┌────────
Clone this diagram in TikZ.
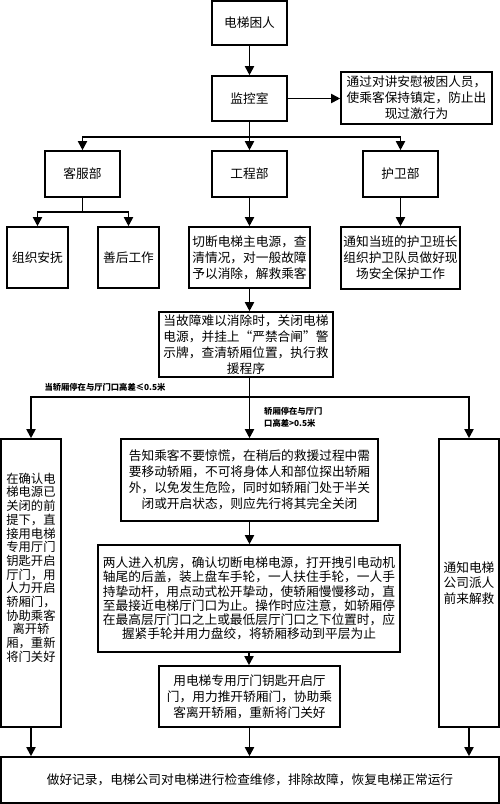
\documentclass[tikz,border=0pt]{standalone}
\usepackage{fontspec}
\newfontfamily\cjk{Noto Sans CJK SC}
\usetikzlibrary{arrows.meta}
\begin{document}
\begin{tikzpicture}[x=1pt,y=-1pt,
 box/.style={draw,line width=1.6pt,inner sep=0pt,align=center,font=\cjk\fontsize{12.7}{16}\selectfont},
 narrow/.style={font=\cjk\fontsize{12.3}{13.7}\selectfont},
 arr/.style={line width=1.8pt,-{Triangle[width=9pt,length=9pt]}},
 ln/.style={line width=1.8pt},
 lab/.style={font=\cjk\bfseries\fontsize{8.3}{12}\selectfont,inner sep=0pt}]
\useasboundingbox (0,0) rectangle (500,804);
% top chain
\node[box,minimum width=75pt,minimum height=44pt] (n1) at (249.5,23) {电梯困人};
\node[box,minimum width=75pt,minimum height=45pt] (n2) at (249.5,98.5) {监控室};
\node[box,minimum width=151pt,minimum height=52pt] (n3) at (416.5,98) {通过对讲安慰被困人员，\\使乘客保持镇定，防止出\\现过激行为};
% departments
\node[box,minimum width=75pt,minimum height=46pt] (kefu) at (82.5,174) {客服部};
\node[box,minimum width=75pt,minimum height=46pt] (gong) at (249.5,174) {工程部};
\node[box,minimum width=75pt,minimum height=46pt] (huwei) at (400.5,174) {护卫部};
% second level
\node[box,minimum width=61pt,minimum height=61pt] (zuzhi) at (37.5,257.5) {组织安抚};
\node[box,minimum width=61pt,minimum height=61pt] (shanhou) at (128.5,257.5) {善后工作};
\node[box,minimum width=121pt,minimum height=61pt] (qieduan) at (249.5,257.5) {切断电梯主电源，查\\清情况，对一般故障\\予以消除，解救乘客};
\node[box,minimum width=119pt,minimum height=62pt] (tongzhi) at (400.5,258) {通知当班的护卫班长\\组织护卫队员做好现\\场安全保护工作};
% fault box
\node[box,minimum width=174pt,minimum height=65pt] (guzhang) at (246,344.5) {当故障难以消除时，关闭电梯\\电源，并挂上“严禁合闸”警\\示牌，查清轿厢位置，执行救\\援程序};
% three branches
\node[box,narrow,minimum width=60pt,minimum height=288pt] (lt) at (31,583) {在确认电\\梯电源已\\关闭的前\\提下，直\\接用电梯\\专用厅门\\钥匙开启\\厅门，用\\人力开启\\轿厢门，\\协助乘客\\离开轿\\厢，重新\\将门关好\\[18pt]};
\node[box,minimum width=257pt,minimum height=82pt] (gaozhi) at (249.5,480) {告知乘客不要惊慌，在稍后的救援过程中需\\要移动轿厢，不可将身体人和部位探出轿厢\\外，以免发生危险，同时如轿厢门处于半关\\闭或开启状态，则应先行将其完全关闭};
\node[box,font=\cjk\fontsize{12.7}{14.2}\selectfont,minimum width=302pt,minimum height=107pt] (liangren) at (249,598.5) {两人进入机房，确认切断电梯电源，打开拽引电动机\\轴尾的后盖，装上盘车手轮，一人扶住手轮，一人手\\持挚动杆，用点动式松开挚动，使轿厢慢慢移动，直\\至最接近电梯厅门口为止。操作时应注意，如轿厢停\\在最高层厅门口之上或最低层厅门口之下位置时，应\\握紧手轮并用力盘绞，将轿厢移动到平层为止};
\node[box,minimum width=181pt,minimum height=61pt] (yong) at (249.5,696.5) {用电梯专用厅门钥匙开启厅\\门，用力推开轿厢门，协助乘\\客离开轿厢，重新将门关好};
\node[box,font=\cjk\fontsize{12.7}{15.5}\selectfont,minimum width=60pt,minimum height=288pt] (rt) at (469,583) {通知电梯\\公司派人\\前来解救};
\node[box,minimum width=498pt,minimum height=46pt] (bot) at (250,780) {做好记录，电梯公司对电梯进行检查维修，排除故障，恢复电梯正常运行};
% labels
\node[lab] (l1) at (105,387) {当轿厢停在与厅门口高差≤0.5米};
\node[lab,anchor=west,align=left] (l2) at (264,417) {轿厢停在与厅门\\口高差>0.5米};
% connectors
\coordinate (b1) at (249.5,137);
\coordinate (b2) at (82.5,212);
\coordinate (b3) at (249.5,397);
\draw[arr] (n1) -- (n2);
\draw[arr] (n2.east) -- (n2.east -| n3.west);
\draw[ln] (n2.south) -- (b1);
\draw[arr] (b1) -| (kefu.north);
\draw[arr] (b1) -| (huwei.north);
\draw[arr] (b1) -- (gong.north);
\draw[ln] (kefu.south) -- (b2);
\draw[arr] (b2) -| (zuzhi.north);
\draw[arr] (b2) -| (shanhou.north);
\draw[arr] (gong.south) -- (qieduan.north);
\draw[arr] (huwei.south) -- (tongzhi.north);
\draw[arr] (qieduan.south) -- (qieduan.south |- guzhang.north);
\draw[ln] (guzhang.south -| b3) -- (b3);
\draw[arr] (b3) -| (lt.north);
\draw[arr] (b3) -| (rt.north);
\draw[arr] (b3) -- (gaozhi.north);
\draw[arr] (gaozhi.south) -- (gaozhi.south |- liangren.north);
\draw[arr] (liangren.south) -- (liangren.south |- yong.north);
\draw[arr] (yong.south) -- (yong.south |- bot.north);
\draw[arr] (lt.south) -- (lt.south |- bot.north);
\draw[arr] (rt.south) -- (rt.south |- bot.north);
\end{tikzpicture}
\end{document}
└────────
● Written request
Give the material again exactly as it is, but keep the pictures out.

● Result of this exercise
Clone this diagram in TikZ.
\documentclass[tikz,border=0pt]{standalone}
\usepackage{fontspec}
\newfontfamily\cjk{Noto Sans CJK SC}
\usetikzlibrary{arrows.meta}
\begin{document}
\begin{tikzpicture}[x=1pt,y=-1pt,
 box/.style={draw,line width=1.6pt,inner sep=0pt,align=center,font=\cjk\fontsize{12.7}{16}\selectfont},
 narrow/.style={font=\cjk\fontsize{12.3}{13.7}\selectfont},
 arr/.style={line width=1.8pt,-{Triangle[width=9pt,length=9pt]}},
 ln/.style={line width=1.8pt},
 lab/.style={font=\cjk\bfseries\fontsize{8.3}{12}\selectfont,inner sep=0pt}]
\useasboundingbox (0,0) rectangle (500,804);
% top chain
\node[box,minimum width=75pt,minimum height=44pt] (n1) at (249.5,23) {电梯困人};
\node[box,minimum width=75pt,minimum height=45pt] (n2) at (249.5,98.5) {监控室};
\node[box,minimum width=151pt,minimum height=52pt] (n3) at (416.5,98) {通过对讲安慰被困人员，\\使乘客保持镇定，防止出\\现过激行为};
% departments
\node[box,minimum width=75pt,minimum height=46pt] (kefu) at (82.5,174) {客服部};
\node[box,minimum width=75pt,minimum height=46pt] (gong) at (249.5,174) {工程部};
\node[box,minimum width=75pt,minimum height=46pt] (huwei) at (400.5,174) {护卫部};
% second level
\node[box,minimum width=61pt,minimum height=61pt] (zuzhi) at (37.5,257.5) {组织安抚};
\node[box,minimum width=61pt,minimum height=61pt] (shanhou) at (128.5,257.5) {善后工作};
\node[box,minimum width=121pt,minimum height=61pt] (qieduan) at (249.5,257.5) {切断电梯主电源，查\\清情况，对一般故障\\予以消除，解救乘客};
\node[box,minimum width=119pt,minimum height=62pt] (tongzhi) at (400.5,258) {通知当班的护卫班长\\组织护卫队员做好现\\场安全保护工作};
% fault box
\node[box,minimum width=174pt,minimum height=65pt] (guzhang) at (246,344.5) {当故障难以消除时，关闭电梯\\电源，并挂上“严禁合闸”警\\示牌，查清轿厢位置，执行救\\援程序};
% three branches
\node[box,narrow,minimum width=60pt,minimum height=288pt] (lt) at (31,583) {在确认电\\梯电源已\\关闭的前\\提下，直\\接用电梯\\专用厅门\\钥匙开启\\厅门，用\\人力开启\\轿厢门，\\协助乘客\\离开轿\\厢，重新\\将门关好\\[18pt]};
\node[box,minimum width=257pt,minimum height=82pt] (gaozhi) at (249.5,480) {告知乘客不要惊慌，在稍后的救援过程中需\\要移动轿厢，不可将身体人和部位探出轿厢\\外，以免发生危险，同时如轿厢门处于半关\\闭或开启状态，则应先行将其完全关闭};
\node[box,font=\cjk\fontsize{12.7}{14.2}\selectfont,minimum width=302pt,minimum height=107pt] (liangren) at (249,598.5) {两人进入机房，确认切断电梯电源，打开拽引电动机\\轴尾的后盖，装上盘车手轮，一人扶住手轮，一人手\\持挚动杆，用点动式松开挚动，使轿厢慢慢移动，直\\至最接近电梯厅门口为止。操作时应注意，如轿厢停\\在最高层厅门口之上或最低层厅门口之下位置时，应\\握紧手轮并用力盘绞，将轿厢移动到平层为止};
\node[box,minimum width=181pt,minimum height=61pt] (yong) at (249.5,696.5) {用电梯专用厅门钥匙开启厅\\门，用力推开轿厢门，协助乘\\客离开轿厢，重新将门关好};
\node[box,font=\cjk\fontsize{12.7}{15.5}\selectfont,minimum width=60pt,minimum height=288pt] (rt) at (469,583) {通知电梯\\公司派人\\前来解救};
\node[box,minimum width=498pt,minimum height=46pt] (bot) at (250,780) {做好记录，电梯公司对电梯进行检查维修，排除故障，恢复电梯正常运行};
% labels
\node[lab] (l1) at (105,387) {当轿厢停在与厅门口高差≤0.5米};
\node[lab,anchor=west,align=left] (l2) at (264,417) {轿厢停在与厅门\\口高差>0.5米};
% connectors
\coordinate (b1) at (249.5,137);
\coordinate (b2) at (82.5,212);
\coordinate (b3) at (249.5,397);
\draw[arr] (n1) -- (n2);
\draw[arr] (n2.east) -- (n2.east -| n3.west);
\draw[ln] (n2.south) -- (b1);
\draw[arr] (b1) -| (kefu.north);
\draw[arr] (b1) -| (huwei.north);
\draw[arr] (b1) -- (gong.north);
\draw[ln] (kefu.south) -- (b2);
\draw[arr] (b2) -| (zuzhi.north);
\draw[arr] (b2) -| (shanhou.north);
\draw[arr] (gong.south) -- (qieduan.north);
\draw[arr] (huwei.south) -- (tongzhi.north);
\draw[arr] (qieduan.south) -- (qieduan.south |- guzhang.north);
\draw[ln] (guzhang.south -| b3) -- (b3);
\draw[arr] (b3) -| (lt.north);
\draw[arr] (b3) -| (rt.north);
\draw[arr] (b3) -- (gaozhi.north);
\draw[arr] (gaozhi.south) -- (gaozhi.south |- liangren.north);
\draw[arr] (liangren.south) -- (liangren.south |- yong.north);
\draw[arr] (yong.south) -- (yong.south |- bot.north);
\draw[arr] (lt.south) -- (lt.south |- bot.north);
\draw[arr] (rt.south) -- (rt.south |- bot.north);
\end{tikzpicture}
\end{document}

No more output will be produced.